GOAL OF THE EXERCISE:
Copy all lines below exactly as written. Leave pictures out.

INFORMATION SHOWN:
......

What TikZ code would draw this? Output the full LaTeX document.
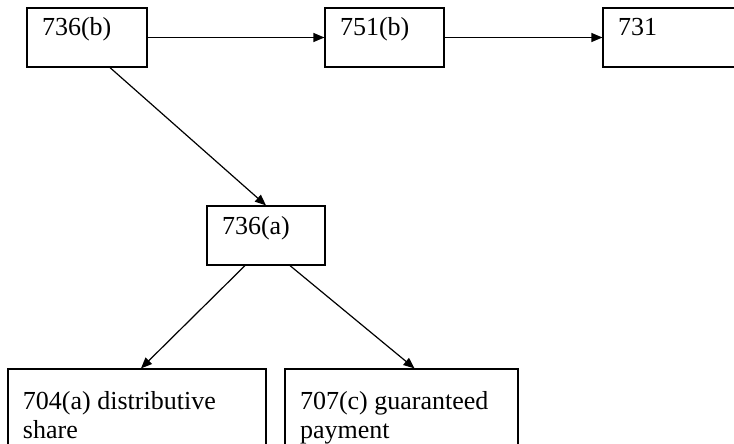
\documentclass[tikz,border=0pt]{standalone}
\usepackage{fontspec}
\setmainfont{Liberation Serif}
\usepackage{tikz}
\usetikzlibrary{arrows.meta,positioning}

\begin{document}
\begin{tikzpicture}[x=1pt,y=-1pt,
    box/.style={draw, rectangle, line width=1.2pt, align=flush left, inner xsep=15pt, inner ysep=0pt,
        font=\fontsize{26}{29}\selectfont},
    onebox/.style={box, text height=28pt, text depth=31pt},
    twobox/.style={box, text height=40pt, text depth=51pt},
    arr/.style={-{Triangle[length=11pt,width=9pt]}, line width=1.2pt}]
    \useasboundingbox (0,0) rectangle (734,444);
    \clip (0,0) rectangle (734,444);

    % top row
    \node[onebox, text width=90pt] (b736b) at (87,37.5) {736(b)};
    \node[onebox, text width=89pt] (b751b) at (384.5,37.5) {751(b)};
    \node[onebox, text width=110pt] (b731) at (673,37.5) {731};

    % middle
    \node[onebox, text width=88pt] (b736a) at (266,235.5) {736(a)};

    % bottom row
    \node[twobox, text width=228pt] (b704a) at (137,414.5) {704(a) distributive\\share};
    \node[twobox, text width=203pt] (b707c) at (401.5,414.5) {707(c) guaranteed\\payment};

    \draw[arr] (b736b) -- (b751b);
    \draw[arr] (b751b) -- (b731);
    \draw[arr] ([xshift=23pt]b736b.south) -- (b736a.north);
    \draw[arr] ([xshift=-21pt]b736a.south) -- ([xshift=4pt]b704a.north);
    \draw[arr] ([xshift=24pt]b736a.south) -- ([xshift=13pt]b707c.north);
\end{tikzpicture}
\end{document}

......

ANSWER TO THE TASK:
What TikZ code would draw this? Output the full LaTeX document.
\documentclass[tikz,border=0pt]{standalone}
\usepackage{fontspec}
\setmainfont{Liberation Serif}
\usepackage{tikz}
\usetikzlibrary{arrows.meta,positioning}

\begin{document}
\begin{tikzpicture}[x=1pt,y=-1pt,
    box/.style={draw, rectangle, line width=1.2pt, align=flush left, inner xsep=15pt, inner ysep=0pt,
        font=\fontsize{26}{29}\selectfont},
    onebox/.style={box, text height=28pt, text depth=31pt},
    twobox/.style={box, text height=40pt, text depth=51pt},
    arr/.style={-{Triangle[length=11pt,width=9pt]}, line width=1.2pt}]
    \useasboundingbox (0,0) rectangle (734,444);
    \clip (0,0) rectangle (734,444);

    % top row
    \node[onebox, text width=90pt] (b736b) at (87,37.5) {736(b)};
    \node[onebox, text width=89pt] (b751b) at (384.5,37.5) {751(b)};
    \node[onebox, text width=110pt] (b731) at (673,37.5) {731};

    % middle
    \node[onebox, text width=88pt] (b736a) at (266,235.5) {736(a)};

    % bottom row
    \node[twobox, text width=228pt] (b704a) at (137,414.5) {704(a) distributive\\share};
    \node[twobox, text width=203pt] (b707c) at (401.5,414.5) {707(c) guaranteed\\payment};

    \draw[arr] (b736b) -- (b751b);
    \draw[arr] (b751b) -- (b731);
    \draw[arr] ([xshift=23pt]b736b.south) -- (b736a.north);
    \draw[arr] ([xshift=-21pt]b736a.south) -- ([xshift=4pt]b704a.north);
    \draw[arr] ([xshift=24pt]b736a.south) -- ([xshift=13pt]b707c.north);
\end{tikzpicture}
\end{document}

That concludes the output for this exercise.